Silicon Valley and San Francisco Bay Area

Silicon Valley and the San Francisco Bay Area have a worldwide reputation for innovation. But is there any subjective evidence for this? What do the patent statistics say?

According to the USPTO statistics, at https://www.uspto.gov/web/offices/ac/ido/oeip/taf/cls_cbsa/allcbsa_gd.htm, as of 2013, Silicon Valley “classic”, characterized as San Jose, Sunnyvale, and Santa Clara (Metropolitan Statistical Area 141940), led the field in patents with 12,899 patents granted. By contrast, the remainder of the San Francisco Bay Area minus Silicon Valley, characterized as San Francisco, Oakland, and Fremont (Metropolitan Statistical Area 141860) came in a respectable second at 8,721 patents.
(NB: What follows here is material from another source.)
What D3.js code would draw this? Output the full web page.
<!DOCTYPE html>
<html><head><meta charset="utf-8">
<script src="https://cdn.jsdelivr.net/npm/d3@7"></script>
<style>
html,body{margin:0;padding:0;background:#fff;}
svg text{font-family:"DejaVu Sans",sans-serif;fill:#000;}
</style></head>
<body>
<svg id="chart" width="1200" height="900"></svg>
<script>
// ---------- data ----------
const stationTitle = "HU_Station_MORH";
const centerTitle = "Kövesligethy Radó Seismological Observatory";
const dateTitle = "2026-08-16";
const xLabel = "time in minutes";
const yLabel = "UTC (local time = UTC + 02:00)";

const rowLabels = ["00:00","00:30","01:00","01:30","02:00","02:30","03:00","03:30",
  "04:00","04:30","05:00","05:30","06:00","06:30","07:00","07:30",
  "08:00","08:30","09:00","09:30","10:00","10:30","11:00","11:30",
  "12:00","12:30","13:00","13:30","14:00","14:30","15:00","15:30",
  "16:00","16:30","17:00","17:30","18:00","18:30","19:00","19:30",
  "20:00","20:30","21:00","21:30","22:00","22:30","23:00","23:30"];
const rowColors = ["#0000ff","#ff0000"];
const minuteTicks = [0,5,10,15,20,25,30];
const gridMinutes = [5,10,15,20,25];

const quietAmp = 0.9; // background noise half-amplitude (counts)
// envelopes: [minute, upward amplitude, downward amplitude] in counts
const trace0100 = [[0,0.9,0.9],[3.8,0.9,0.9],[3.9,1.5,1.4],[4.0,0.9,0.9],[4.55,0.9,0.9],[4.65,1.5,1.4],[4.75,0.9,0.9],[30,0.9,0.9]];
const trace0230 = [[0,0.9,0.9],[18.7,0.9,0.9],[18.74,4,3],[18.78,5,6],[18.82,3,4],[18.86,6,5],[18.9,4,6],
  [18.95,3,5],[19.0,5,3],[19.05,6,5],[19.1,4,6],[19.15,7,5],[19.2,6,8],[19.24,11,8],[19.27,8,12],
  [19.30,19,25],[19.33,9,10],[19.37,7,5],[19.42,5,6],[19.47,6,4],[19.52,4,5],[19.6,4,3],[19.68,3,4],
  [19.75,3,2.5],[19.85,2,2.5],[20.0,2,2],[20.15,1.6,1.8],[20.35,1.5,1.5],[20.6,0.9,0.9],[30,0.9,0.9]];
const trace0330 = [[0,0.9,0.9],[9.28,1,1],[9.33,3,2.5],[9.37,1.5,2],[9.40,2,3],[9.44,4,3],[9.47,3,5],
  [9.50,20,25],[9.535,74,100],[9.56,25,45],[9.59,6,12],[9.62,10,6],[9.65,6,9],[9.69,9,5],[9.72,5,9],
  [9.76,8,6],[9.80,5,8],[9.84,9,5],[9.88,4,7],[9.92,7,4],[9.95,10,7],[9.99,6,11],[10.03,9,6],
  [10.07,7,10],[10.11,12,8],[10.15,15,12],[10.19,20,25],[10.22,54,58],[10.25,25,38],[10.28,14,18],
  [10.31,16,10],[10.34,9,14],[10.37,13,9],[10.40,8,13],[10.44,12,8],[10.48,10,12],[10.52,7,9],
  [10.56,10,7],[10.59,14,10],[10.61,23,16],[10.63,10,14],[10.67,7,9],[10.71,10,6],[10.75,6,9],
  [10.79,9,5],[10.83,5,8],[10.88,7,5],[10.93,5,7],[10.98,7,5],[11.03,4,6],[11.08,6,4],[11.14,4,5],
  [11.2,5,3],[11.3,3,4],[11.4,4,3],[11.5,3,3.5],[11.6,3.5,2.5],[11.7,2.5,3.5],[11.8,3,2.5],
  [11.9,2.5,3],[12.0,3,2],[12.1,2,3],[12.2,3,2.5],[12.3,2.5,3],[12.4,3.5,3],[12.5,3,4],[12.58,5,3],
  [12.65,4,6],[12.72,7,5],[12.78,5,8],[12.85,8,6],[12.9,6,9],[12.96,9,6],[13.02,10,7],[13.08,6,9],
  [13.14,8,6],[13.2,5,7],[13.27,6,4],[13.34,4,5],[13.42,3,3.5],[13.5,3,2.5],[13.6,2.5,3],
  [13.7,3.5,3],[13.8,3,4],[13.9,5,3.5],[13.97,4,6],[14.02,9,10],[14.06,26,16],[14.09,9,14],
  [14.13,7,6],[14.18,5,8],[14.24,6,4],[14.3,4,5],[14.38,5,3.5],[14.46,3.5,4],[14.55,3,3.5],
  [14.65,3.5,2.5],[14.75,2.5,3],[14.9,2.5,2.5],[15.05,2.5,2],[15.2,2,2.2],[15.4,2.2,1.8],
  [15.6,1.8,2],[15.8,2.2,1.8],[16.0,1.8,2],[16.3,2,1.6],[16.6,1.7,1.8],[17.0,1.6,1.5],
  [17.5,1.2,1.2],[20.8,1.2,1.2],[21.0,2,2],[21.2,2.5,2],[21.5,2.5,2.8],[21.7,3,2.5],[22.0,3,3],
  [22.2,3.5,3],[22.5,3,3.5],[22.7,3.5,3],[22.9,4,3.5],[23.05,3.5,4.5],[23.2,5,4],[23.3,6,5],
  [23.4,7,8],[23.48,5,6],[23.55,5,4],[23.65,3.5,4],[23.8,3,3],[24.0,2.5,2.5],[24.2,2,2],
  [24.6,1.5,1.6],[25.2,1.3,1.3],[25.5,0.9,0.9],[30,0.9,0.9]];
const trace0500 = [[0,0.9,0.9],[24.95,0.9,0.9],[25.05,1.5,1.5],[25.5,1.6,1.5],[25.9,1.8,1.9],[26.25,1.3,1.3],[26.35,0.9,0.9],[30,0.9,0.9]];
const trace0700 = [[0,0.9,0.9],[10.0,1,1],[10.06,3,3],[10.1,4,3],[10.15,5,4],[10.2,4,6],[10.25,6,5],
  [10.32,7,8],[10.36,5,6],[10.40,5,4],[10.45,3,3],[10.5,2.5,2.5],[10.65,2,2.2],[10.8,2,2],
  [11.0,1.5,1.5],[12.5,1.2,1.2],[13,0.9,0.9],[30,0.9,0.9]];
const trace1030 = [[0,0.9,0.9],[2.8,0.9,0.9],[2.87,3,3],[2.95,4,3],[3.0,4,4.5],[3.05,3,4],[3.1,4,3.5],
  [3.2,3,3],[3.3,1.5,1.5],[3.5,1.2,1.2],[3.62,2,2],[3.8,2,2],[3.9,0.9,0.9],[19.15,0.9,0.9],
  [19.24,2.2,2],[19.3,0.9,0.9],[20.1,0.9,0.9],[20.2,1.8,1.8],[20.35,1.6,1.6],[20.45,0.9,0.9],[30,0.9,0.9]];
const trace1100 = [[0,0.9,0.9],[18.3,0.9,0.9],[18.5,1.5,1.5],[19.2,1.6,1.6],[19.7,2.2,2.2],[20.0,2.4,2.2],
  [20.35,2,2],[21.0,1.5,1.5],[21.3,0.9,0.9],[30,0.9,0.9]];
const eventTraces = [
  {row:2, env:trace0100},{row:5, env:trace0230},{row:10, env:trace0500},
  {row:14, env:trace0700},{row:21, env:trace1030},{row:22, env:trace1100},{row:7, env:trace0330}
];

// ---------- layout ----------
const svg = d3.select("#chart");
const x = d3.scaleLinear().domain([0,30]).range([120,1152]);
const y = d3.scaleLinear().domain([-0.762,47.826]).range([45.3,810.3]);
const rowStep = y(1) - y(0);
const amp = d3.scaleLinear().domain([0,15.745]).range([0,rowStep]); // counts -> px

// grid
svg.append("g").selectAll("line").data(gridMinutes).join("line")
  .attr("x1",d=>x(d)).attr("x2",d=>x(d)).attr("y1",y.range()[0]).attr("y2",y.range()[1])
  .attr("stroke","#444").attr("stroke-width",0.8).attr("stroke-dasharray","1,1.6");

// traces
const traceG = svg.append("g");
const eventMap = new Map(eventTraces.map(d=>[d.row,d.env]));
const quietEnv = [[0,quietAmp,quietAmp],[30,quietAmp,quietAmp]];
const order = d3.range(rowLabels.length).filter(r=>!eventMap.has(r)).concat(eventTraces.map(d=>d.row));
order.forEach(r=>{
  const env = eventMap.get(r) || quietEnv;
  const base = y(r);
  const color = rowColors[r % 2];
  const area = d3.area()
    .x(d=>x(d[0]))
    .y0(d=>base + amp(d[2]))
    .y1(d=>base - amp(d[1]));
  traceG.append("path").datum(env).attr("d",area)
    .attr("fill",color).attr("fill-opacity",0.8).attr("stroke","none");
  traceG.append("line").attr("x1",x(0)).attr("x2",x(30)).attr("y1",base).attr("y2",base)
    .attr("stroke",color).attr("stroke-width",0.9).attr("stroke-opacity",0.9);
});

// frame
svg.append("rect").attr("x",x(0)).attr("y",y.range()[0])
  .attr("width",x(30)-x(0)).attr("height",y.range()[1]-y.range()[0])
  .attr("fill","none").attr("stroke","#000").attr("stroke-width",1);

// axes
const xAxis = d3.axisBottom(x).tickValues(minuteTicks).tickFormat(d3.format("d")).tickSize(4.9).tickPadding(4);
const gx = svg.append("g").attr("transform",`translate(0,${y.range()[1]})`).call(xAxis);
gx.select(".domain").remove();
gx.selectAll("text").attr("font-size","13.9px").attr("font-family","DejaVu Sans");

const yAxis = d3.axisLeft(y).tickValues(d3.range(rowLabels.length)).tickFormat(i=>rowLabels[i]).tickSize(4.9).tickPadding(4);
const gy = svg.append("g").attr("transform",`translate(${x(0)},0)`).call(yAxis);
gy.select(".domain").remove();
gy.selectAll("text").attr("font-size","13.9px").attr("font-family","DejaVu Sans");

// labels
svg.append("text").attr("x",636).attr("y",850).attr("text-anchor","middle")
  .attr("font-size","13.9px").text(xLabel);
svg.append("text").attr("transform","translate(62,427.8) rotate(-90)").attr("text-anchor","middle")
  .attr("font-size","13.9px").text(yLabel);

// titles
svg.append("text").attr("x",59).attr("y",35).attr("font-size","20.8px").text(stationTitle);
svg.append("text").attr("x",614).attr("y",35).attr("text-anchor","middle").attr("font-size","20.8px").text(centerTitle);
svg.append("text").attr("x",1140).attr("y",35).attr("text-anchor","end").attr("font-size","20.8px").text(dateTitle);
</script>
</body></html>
Here the San Jose, Sunnyvale, and Santa Clara area (south and west part) includes other cities such as Campbell, Cupertino, Los Altos, Los Gatos, Milpitas, Monte Sereno, Morgan Hill, Mountain View, Palo Alto, San Jose, Santa Clara, Saratoga, and Sunnyvale.
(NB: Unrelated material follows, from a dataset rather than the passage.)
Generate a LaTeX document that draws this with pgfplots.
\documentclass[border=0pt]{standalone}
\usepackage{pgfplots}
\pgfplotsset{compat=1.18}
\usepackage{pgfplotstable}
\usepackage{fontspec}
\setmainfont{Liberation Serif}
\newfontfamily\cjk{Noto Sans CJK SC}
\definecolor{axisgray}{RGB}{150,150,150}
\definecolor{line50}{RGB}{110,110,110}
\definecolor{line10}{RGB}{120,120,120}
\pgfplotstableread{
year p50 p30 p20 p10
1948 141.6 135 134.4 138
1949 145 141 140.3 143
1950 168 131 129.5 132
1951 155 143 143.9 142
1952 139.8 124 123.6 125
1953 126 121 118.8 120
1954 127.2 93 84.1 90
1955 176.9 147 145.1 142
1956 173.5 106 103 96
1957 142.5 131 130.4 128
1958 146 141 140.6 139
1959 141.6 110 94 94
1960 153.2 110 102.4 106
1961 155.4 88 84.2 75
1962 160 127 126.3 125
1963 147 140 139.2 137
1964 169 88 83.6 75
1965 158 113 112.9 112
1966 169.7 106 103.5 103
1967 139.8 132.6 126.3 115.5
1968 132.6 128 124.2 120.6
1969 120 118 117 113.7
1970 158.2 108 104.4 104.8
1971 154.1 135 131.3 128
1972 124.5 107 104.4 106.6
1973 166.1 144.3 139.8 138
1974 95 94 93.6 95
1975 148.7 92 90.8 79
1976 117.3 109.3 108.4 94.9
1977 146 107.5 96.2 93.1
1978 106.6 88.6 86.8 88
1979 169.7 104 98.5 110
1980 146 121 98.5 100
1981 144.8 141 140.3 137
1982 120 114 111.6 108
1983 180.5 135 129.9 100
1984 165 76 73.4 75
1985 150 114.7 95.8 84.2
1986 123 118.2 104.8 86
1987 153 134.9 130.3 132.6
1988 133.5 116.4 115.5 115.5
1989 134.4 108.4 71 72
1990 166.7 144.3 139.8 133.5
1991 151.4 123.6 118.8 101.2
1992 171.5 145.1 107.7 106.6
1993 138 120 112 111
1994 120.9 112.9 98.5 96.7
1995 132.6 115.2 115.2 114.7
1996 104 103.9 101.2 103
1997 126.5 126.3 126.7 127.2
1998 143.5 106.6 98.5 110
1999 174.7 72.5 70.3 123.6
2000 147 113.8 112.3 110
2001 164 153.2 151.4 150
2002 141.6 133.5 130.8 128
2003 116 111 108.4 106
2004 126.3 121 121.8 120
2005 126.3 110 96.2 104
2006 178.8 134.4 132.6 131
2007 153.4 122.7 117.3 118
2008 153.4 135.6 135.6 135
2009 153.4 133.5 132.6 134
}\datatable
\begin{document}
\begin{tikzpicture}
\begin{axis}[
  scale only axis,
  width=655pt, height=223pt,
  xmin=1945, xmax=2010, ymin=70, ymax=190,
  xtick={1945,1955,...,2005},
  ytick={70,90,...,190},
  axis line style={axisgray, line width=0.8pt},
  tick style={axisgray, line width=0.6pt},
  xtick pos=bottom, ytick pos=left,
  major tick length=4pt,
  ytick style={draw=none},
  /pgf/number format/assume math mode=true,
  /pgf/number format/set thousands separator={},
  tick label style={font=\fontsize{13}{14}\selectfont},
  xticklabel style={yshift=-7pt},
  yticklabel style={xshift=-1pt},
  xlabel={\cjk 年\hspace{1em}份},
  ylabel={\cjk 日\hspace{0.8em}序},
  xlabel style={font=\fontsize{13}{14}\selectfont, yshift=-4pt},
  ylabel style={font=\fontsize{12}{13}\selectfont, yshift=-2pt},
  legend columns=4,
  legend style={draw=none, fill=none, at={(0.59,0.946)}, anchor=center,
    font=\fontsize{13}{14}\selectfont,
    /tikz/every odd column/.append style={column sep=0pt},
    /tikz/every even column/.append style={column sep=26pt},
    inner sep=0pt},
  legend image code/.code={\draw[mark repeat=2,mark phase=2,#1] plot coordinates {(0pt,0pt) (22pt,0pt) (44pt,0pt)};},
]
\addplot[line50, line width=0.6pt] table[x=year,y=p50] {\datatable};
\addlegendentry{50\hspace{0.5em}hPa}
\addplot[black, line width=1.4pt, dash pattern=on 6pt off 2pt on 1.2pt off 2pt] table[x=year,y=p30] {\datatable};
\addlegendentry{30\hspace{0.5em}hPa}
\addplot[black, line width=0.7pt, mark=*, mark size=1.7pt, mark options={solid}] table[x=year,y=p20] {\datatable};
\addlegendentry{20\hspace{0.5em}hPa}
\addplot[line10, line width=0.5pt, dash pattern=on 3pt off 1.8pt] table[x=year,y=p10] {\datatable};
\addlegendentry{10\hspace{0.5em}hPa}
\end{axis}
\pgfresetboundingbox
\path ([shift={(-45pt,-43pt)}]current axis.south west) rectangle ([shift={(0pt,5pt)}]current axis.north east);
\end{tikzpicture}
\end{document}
By contrast, the San Francisco, Oakland, and Fremont area (north and east part) includes other cities such as Belmont, Burlingame, Emeryville, Foster City, Fremont, Menlo Park, Millbrae, Newark, Oakland, Redwood City, San Bruno, San Carlos, San Francisco, San Mateo, South San Francisco, and Union City.
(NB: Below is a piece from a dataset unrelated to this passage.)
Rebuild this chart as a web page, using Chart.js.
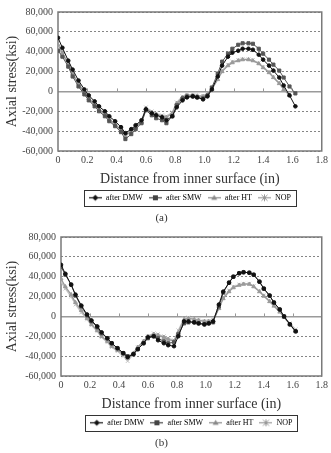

The two areas are adjacent, so we really have one big area

Combining the two, the San Francisco Bay Area as a whole dominates the rest of the country, at an impressive 21,620 patents granted in 2013. By contrast, the next runner-up, the New York-New Jersey area, comes in at 7,886 patents. The Los Angeles area is close behind at 6,271 patents, followed by the Boston area at 5,610 patents. So from a patent perspective, yes the San Francisco Bay area is, in fact, pretty unique.

Why is this area such a hotbed of innovation? One reason is California’s permissive employment laws. California labor code 2870 states that: “Any provision in an employment agreement which provides that an employee shall assign, or offer to assign, any of his or her rights in an invention to his or her employer shall not apply to an invention that the employee developed entirely on his or her own time…”  Unlike other states, that often “lock-in” or constrain an employee’s ability to leave and start new companies under vague “trade secret” theories, California’s policy encourages startup formation, and thus a vibrant economy.